> Provided records:
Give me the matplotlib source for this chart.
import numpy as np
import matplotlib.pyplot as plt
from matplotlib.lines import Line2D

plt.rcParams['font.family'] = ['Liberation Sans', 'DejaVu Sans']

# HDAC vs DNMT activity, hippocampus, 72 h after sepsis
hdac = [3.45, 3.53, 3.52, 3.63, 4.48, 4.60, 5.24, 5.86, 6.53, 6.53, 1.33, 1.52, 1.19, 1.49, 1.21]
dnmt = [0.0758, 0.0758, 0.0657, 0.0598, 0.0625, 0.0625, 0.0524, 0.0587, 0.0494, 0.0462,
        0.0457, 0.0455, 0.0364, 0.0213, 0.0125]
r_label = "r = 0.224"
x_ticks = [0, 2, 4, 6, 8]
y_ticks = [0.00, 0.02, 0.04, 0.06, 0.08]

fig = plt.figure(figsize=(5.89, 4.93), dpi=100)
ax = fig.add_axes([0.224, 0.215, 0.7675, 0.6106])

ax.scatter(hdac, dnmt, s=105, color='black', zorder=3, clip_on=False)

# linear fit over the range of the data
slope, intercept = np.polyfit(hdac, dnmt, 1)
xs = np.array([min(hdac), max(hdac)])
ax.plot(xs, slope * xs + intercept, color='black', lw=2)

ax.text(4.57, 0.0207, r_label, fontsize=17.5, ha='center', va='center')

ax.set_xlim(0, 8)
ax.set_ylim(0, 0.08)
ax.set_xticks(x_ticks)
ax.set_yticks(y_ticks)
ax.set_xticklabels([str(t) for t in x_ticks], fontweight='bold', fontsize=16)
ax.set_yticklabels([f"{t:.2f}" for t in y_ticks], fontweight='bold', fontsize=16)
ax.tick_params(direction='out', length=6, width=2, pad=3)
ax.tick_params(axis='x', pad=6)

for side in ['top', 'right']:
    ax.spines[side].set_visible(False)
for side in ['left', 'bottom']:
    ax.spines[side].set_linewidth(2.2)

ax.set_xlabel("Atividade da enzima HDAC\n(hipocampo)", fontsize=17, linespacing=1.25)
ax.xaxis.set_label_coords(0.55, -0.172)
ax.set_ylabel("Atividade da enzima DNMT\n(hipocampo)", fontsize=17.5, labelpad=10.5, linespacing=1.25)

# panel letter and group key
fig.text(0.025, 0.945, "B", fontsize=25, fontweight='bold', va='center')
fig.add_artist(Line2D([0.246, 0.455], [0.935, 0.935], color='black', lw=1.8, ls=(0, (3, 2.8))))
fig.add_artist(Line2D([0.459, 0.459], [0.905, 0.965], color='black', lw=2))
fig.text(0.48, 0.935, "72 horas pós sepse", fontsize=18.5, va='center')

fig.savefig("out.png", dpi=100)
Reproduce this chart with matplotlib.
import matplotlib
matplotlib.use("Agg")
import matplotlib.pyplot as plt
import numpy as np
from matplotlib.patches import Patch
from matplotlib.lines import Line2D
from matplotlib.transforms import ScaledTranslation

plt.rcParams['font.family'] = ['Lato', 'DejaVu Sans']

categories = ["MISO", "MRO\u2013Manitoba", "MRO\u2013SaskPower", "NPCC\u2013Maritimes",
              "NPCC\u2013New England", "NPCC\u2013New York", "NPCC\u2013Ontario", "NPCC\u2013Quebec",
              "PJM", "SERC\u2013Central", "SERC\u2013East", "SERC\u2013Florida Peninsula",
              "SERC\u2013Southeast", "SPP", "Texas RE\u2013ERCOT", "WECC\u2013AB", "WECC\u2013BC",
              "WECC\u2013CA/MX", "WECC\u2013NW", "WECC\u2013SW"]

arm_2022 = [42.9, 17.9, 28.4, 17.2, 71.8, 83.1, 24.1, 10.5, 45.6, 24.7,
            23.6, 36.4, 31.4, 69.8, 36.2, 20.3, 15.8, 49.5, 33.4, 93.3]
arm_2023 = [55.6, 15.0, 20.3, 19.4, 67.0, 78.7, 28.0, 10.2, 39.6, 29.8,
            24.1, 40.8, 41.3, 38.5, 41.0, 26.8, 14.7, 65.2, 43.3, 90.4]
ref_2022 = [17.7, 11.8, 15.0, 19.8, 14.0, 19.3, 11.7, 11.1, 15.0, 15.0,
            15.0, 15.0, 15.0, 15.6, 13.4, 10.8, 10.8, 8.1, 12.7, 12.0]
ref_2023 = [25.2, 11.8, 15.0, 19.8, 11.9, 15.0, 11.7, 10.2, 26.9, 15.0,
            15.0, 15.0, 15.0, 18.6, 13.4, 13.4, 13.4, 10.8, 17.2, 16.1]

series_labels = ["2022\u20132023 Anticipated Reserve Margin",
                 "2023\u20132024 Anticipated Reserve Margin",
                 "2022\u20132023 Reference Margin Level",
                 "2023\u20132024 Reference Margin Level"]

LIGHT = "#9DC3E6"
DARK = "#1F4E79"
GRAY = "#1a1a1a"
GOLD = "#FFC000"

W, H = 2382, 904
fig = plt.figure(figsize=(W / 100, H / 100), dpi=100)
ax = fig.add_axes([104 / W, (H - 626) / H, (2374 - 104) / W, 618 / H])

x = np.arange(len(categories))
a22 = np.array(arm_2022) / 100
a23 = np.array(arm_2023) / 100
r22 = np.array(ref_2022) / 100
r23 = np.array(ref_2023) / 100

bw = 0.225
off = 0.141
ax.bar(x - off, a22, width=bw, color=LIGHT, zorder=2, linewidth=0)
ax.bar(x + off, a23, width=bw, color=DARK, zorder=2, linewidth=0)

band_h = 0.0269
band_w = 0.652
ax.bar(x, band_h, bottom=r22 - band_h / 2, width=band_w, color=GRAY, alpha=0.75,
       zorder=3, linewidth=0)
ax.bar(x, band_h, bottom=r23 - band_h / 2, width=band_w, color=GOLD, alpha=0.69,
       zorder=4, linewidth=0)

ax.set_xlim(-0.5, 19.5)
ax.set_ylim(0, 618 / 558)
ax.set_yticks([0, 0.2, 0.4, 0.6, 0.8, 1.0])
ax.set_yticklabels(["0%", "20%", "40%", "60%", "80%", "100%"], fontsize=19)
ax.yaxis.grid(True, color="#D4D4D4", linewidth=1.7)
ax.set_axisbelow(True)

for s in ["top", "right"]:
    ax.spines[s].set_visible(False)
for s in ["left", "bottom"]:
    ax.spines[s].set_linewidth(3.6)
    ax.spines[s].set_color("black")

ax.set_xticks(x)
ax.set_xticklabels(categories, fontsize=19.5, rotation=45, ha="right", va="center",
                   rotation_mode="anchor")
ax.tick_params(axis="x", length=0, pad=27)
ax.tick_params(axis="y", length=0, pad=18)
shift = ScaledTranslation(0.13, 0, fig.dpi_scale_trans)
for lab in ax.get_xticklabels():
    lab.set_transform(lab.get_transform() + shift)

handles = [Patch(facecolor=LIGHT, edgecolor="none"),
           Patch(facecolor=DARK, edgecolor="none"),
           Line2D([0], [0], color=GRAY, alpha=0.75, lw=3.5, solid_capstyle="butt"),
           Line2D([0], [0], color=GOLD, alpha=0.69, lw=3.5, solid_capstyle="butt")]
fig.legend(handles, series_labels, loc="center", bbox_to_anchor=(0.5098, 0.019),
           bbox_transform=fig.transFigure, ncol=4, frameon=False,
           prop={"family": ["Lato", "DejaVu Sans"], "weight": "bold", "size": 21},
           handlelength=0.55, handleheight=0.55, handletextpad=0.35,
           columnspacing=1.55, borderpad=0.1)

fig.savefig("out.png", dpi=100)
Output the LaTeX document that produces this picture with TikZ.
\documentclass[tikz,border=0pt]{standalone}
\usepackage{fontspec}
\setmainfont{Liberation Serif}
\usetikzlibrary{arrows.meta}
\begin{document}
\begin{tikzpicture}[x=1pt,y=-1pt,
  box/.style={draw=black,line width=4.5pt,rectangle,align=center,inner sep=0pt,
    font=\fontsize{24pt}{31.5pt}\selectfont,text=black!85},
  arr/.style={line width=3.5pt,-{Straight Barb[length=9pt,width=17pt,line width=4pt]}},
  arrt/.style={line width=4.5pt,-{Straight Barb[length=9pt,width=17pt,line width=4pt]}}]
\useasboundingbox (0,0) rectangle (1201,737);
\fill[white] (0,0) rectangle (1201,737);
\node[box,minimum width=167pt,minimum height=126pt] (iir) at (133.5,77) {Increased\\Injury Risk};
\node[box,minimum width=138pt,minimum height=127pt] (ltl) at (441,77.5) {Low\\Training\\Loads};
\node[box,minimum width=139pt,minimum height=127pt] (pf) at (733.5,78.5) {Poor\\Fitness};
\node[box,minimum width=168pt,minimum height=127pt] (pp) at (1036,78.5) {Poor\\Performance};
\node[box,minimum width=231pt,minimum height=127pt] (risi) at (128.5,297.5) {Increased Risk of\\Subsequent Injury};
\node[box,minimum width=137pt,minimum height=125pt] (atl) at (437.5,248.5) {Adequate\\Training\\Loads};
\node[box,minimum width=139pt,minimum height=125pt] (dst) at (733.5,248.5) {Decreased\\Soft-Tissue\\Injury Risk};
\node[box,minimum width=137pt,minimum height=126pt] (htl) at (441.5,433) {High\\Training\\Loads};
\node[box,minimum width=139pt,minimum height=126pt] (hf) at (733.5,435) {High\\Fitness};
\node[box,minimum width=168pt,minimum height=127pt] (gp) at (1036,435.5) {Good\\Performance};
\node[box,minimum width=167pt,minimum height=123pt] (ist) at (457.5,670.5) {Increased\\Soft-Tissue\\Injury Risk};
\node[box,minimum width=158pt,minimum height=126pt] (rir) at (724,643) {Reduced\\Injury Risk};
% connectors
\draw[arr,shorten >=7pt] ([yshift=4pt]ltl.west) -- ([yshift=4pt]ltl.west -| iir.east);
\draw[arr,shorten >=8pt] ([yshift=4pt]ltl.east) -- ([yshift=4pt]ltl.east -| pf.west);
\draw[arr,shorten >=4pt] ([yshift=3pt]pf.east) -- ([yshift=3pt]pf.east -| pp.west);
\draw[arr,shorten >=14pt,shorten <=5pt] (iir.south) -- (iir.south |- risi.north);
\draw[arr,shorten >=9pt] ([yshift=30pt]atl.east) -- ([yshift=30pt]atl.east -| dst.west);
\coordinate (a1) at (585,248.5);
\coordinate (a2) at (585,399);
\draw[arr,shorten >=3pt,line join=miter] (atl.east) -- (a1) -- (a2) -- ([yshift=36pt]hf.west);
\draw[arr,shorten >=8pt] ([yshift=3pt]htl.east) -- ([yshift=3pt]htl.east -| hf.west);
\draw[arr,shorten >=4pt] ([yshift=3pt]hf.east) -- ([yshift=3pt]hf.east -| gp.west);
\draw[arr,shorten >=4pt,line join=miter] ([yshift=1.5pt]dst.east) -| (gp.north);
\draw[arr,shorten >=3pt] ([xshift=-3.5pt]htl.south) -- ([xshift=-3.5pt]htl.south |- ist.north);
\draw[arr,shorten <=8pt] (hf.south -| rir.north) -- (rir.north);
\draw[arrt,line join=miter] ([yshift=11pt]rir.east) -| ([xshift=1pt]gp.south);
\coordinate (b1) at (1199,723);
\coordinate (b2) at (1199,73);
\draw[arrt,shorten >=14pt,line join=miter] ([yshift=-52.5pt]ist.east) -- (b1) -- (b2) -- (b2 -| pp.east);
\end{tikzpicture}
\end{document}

> Given problem: Start at the line with "Reproduce this chart with matplotlib." and stop after the line with "plt.rcParams['font.family'] = ['Lato', 'DejaVu". Repeat exactly the lines in that range.

> Output of the exercise:
Reproduce this chart with matplotlib.
import matplotlib
matplotlib.use("Agg")
import matplotlib.pyplot as plt
import numpy as np
from matplotlib.patches import Patch
from matplotlib.lines import Line2D
from matplotlib.transforms import ScaledTranslation

plt.rcParams['font.family'] = ['Lato', 'DejaVu Sans']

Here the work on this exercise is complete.